Jumpers, which are also referred to as wire links, allow the designer to replace routing with a Jumper component. To learn more, see
Working with Jumper Components.
Constraints defined by the applicable design rules will be listed under the Rules section of the Properties panel.
- Via Constraint – click to open the Edit PCB Rule dialog in which you can define PCB rules for via.
- Differential Pair Constraint – click to open the Edit PCB Rule dialog in which you can define PCB rules for the differential pair.
Quick Interactive Differential Pair Routing Support
When the active document is a PCB document (*.PcbDoc
) and you are currently using the interactive differential pair routing tool, the Properties panel presents options pertinent to that tool.
To recognize the members in a differential pair, the concept of Coupling is used.
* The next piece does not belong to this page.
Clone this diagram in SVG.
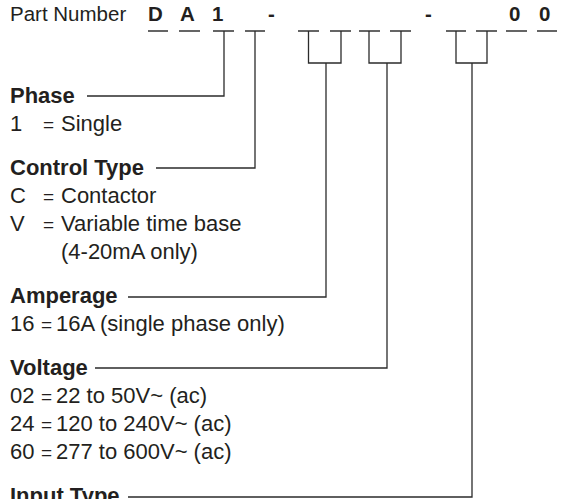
<svg xmlns="http://www.w3.org/2000/svg" width="562" height="499" viewBox="0 0 562 499">
  <style>
    text { font-family: "Liberation Sans", Arial, Helvetica, sans-serif; fill: #231f20; }
    .lbl { font-size: 20.5px; }
    .code { font-size: 20.5px; font-weight: bold; }
    .head { font-size: 22px; font-weight: bold; }
    .body { font-size: 22px; }
    .eq { font-size: 19px; }
    .ln { fill: none; stroke: #2b2b2b; stroke-width: 1.3; }
    .us { fill: none; stroke: #333; stroke-width: 1.3; }
  </style>
  <rect width="562" height="499" fill="#ffffff"/>

  <!-- part number header with blank slots -->
  <g id="part-number">
    <text class="lbl" x="10" y="21">Part Number</text>
    <text class="code" x="148" y="21">D</text>
    <text class="code" x="180" y="21">A</text>
    <text class="code" x="212" y="21">1</text>
    <text class="code" x="268" y="21">-</text>
    <text class="code" x="425" y="21">-</text>
    <text class="code" x="509" y="21">0</text>
    <text class="code" x="539" y="21">0</text>
    <path class="us" d="M148 31H168 M179 31H200 M213 31H234 M245 31H265 M298 31H319 M330 31H351 M359 31H380 M390 31H411 M446 31H466 M476 31H497 M506 31H527 M537 31H557"/>
  </g>

  <g id="phase">
    <text class="head" x="10" y="103">Phase</text>
    <text class="body" y="131"><tspan x="10">1</tspan><tspan class="eq" x="43">=</tspan><tspan x="61">Single</tspan></text>
  </g>

  <g id="control-type">
    <text class="head" x="10" y="175">Control Type</text>
    <text class="body" y="203"><tspan x="10">C</tspan><tspan class="eq" x="43">=</tspan><tspan x="61">Contactor</tspan></text>
    <text class="body" y="231"><tspan x="10">V</tspan><tspan class="eq" x="43">=</tspan><tspan x="61">Variable time base</tspan></text>
    <text class="body" x="61" y="259">(4-20mA only)</text>
  </g>

  <g id="amperage">
    <text class="head" x="10" y="303">Amperage</text>
    <text class="body" y="331"><tspan x="10">16</tspan><tspan class="eq" x="41">=</tspan><tspan x="56">16A (single phase only)</tspan></text>
  </g>

  <g id="voltage">
    <text class="head" x="10" y="375">Voltage</text>
    <text class="body" y="403"><tspan x="10">02</tspan><tspan class="eq" x="41">=</tspan><tspan x="56">22 to 50V~ (ac)</tspan></text>
    <text class="body" y="431"><tspan x="10">24</tspan><tspan class="eq" x="41">=</tspan><tspan x="56">120 to 240V~ (ac)</tspan></text>
    <text class="body" y="459"><tspan x="10">60</tspan><tspan class="eq" x="41">=</tspan><tspan x="56">277 to 600V~ (ac)</tspan></text>
  </g>

  <g id="input-type">
    <text class="head" x="10" y="503">Input Type</text>
  </g>

  <!-- leader lines from each slot to its field heading -->
  <g id="connectors">
    <path class="ln" d="M224 31V96H87"/>
    <path class="ln" d="M255 31V168H156"/>
    <path class="ln" d="M308.5 31V63H341V31 M326 63V297H128"/>
    <path class="ln" d="M369 31V63H401V31 M387 63V368H95"/>
    <path class="ln" d="M456 31V63H487V31 M472 63V497H128"/>
  </g>
</svg>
When the software recognizes objects that belong to a differential pair it will attempt to drag the pair's partner track or via if the Keep Coupled option is enabled in the Interactive Sliding or the Interactive Via Dragging modes of the Properties panel (which are described below).
The following collapsible sections contain information about the options and controls available:
- DP Name – displays the differential pair name.
- DP Class – displays the differential pair class that the routing belongs to (if it is a member of a differential pair class).
- Selected
- Length – the total length sum of the selected segments.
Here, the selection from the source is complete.